- Instruction -
Locate each line holding the string "this" and copy it.

- Entries provided -

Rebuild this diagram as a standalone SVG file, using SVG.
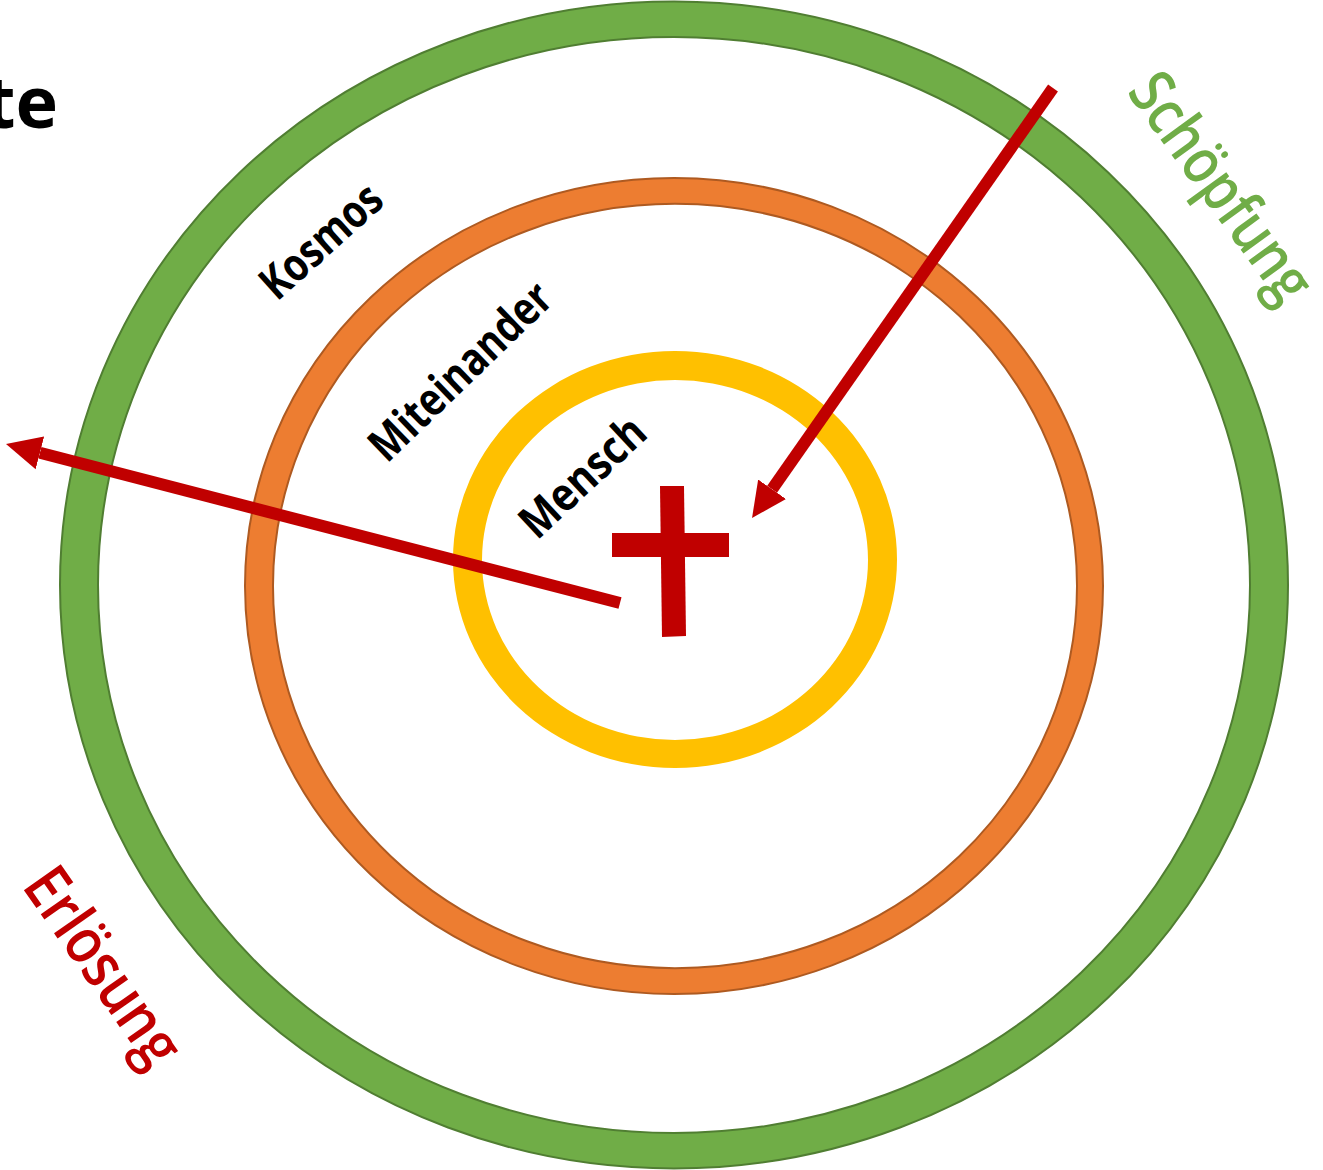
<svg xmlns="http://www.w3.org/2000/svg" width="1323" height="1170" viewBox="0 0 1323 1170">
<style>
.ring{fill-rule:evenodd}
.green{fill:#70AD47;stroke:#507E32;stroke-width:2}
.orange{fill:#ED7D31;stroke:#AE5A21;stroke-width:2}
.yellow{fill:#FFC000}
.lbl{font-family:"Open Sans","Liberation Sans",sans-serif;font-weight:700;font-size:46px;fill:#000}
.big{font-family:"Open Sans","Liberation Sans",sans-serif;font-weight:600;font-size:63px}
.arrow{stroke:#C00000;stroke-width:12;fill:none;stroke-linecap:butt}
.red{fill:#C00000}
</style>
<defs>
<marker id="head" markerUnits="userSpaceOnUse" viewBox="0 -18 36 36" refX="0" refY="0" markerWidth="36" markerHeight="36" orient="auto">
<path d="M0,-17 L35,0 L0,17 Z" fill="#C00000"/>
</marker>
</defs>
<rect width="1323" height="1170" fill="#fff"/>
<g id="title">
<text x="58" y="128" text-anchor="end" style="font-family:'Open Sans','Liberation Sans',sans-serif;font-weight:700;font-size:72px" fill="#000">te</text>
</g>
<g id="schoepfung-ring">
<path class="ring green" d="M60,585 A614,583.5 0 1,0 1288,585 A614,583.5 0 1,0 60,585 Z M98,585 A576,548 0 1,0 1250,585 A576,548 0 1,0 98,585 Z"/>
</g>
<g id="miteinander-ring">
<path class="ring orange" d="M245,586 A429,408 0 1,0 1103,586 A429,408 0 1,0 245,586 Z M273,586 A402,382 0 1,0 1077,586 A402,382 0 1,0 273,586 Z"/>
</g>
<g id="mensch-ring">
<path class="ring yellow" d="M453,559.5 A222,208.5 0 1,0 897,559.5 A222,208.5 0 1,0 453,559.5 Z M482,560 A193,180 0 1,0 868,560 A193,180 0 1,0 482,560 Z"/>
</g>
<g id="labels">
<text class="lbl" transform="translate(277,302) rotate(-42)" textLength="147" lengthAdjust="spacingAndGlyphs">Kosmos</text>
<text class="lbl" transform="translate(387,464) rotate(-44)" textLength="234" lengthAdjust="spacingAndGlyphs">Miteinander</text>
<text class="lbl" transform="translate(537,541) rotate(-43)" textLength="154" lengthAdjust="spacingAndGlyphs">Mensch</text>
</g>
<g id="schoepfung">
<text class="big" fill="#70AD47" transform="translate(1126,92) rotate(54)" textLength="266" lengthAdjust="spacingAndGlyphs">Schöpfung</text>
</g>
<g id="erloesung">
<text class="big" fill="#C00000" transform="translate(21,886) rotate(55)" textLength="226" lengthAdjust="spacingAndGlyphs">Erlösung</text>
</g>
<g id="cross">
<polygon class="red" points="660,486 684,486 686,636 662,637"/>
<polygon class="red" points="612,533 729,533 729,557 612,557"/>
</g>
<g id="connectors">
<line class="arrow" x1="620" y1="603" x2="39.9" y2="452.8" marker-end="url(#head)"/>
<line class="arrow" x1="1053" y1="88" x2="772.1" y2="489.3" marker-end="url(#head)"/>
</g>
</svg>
--
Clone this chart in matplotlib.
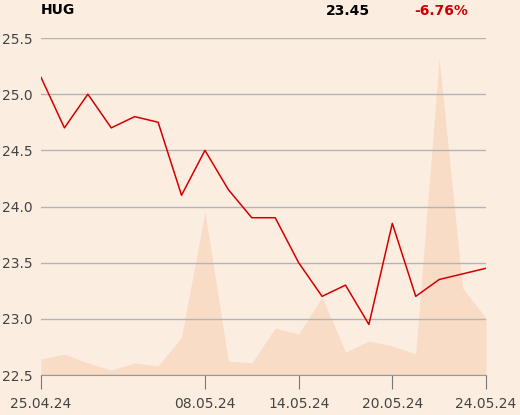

- Worked answer -
Rebuild this diagram as a standalone SVG file, using SVG.
Clone this chart in matplotlib.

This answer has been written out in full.